Objective: Drop every picture. Then return, exactly, the lines from the beginning of the listing below through the one containing "import matplotlib.transforms as mtransforms".

Dataset excerpt:
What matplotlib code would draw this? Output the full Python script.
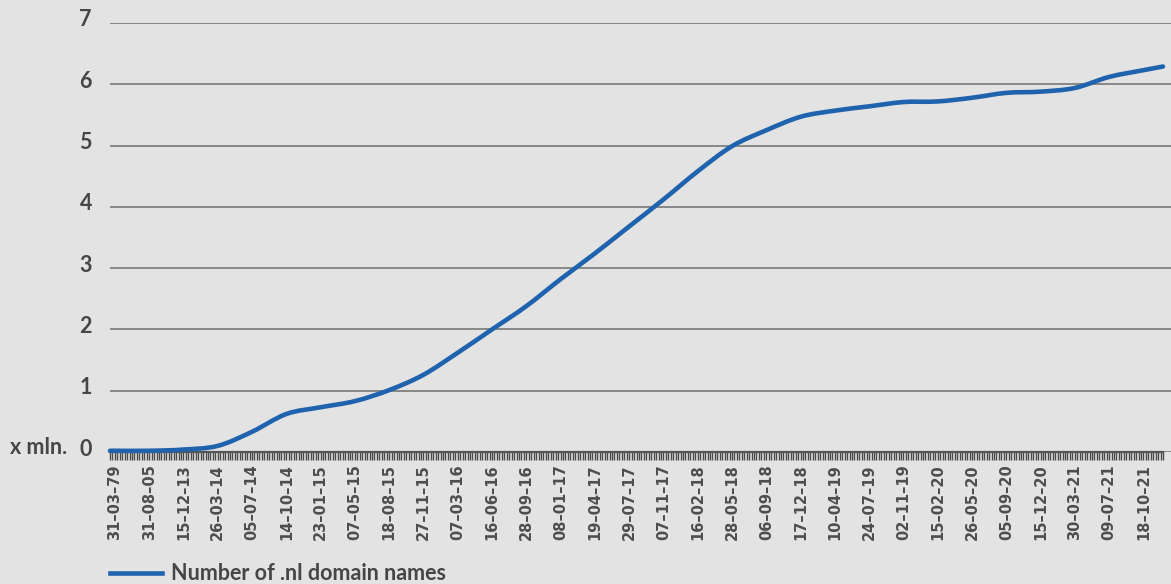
import numpy as np
import matplotlib
matplotlib.use("Agg")
import matplotlib.pyplot as plt
from matplotlib.path import Path
from matplotlib.patches import PathPatch
from matplotlib.lines import Line2D
from matplotlib.ticker import FixedLocator
import matplotlib.transforms as mtransforms

# Labelled dates on the category axis (one label every 14 weekly categories)
date_labels = [
    "31–03–79", "31–08–05", "15–12–13", "26–03–14", "05–07–14", "14–10–14",
    "23–01–15", "07–05–15", "18–08–15", "27–11–15", "07–03–16", "16–06–16",
    "28–09–16", "08–01–17", "19–04–17", "29–07–17", "07–11–17", "16–02–18",
    "28–05–18", "06–09–18", "17–12–18", "10–04–19", "24–07–19", "02–11–19",
    "15–02–20", "26–05–20", "05–09–20", "15–12–20", "30–03–21", "09–07–21",
    "18–10–21",
]
# Number of .nl domain names (millions) at the labelled dates
domains_mln = [
    0.02, 0.02, 0.04, 0.10, 0.33, 0.62, 0.73, 0.83, 1.01, 1.26, 1.62,
    2.00, 2.38, 2.82, 3.24, 3.68, 4.12, 4.58, 4.99, 5.25, 5.47, 5.57,
    5.64, 5.71, 5.72, 5.78, 5.86, 5.88, 5.94, 6.12, 6.23,
]
# First and latest weekly values (unlabelled categories)
first_value = 0.02
latest_value = 6.29

n_weeks = 431
label_weeks = [2 + 14 * k for k in range(len(date_labels))]
x = np.array([0] + label_weeks + [n_weeks - 1], dtype=float)
y = np.array([first_value] + domains_mln + [latest_value], dtype=float)

BG = "#e3e3e3"
BLUE = "#1f63ae"
TEXT = "#464646"
FONT = "Lato"

fig = plt.figure(figsize=(11.71, 5.84), dpi=100, facecolor=BG)
W, H = 1171, 584
ax = fig.add_axes([110 / W, 1 - 452 / H, (W - 110) / W, (452 - 23) / H])
ax.set_facecolor(BG)

# Smooth curve through the points (Catmull-Rom as cubic Bezier segments)
pts = np.column_stack([x, y])
verts = [pts[0]]
codes = [Path.MOVETO]
n = len(pts)
for i in range(n - 1):
    p0 = pts[max(i - 1, 0)]
    p1 = pts[i]
    p2 = pts[i + 1]
    p3 = pts[min(i + 2, n - 1)]
    c1 = p1 + (p2 - p0) / 6.0
    c2 = p2 - (p3 - p1) / 6.0
    verts += [c1, c2, p2]
    codes += [Path.CURVE4] * 3
curve = PathPatch(Path(verts, codes), facecolor="none", edgecolor=BLUE,
                  lw=3.3, capstyle="round", joinstyle="round",
                  clip_on=False, zorder=5)
ax.add_patch(curve)

ax.set_xlim(0, (W - 110) / ((1163 - 110) / (n_weeks - 1)))
ax.set_ylim(0, 7)

# Horizontal gridlines
ax.set_yticks(range(0, 8))
ax.yaxis.grid(True, color="#6e6e6e", lw=1.1)
ax.set_axisbelow(True)
ax.tick_params(axis="y", length=0, pad=13, labelsize=15.5, labelcolor=TEXT)
up = mtransforms.ScaledTranslation(0, 5 / 100, fig.dpi_scale_trans)
for lab in ax.get_yticklabels():
    lab.set_fontweight("bold")
    lab.set_family(FONT)
    lab.set_transform(lab.get_transform() + up)

for s in ("left", "right", "top"):
    ax.spines[s].set_visible(False)
ax.spines["bottom"].set_color("#555555")
ax.spines["bottom"].set_linewidth(1.6)
ax.spines["bottom"].set_bounds(0, n_weeks - 1)

# Category axis: a tick for every week, a label every 14 weeks
ax.xaxis.set_major_locator(FixedLocator(label_weeks))
ax.xaxis.set_minor_locator(FixedLocator(np.arange(n_weeks)))
ax.set_xticklabels(date_labels, rotation=90, fontsize=10.5, color="#4e4e4e",
                   family="DejaVu Sans", fontweight="bold")
ax.tick_params(axis="x", which="both", direction="out", length=6,
               width=1.0, color="#4a4a4a", pad=3)

# Unit label next to the zero tick
ax.text(10 / W, 0, "x mln.", transform=mtransforms.blended_transform_factory(
            fig.transFigure, ax.transData) + up,
        ha="left", va="center", fontsize=15.5, fontweight="bold",
        family=FONT, color=TEXT)

# Legend
handle = Line2D([], [], color=BLUE, lw=3.3)
fig.legend(handles=[handle], labels=["Number of .nl domain names"],
           loc="center left", bbox_to_anchor=(110 / W, 1 - 574 / H),
           frameon=False, borderpad=0, borderaxespad=0,
           handlelength=2.4, handletextpad=0.45,
           prop={"family": FONT, "weight": "bold", "size": 15.5})
for t in fig.legends[0].get_texts():
    t.set_color(TEXT)

fig.savefig("out.png", dpi=100, facecolor=BG)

Written reply:
What matplotlib code would draw this? Output the full Python script.
import numpy as np
import matplotlib
matplotlib.use("Agg")
import matplotlib.pyplot as plt
from matplotlib.path import Path
from matplotlib.patches import PathPatch
from matplotlib.lines import Line2D
from matplotlib.ticker import FixedLocator
import matplotlib.transforms as mtransforms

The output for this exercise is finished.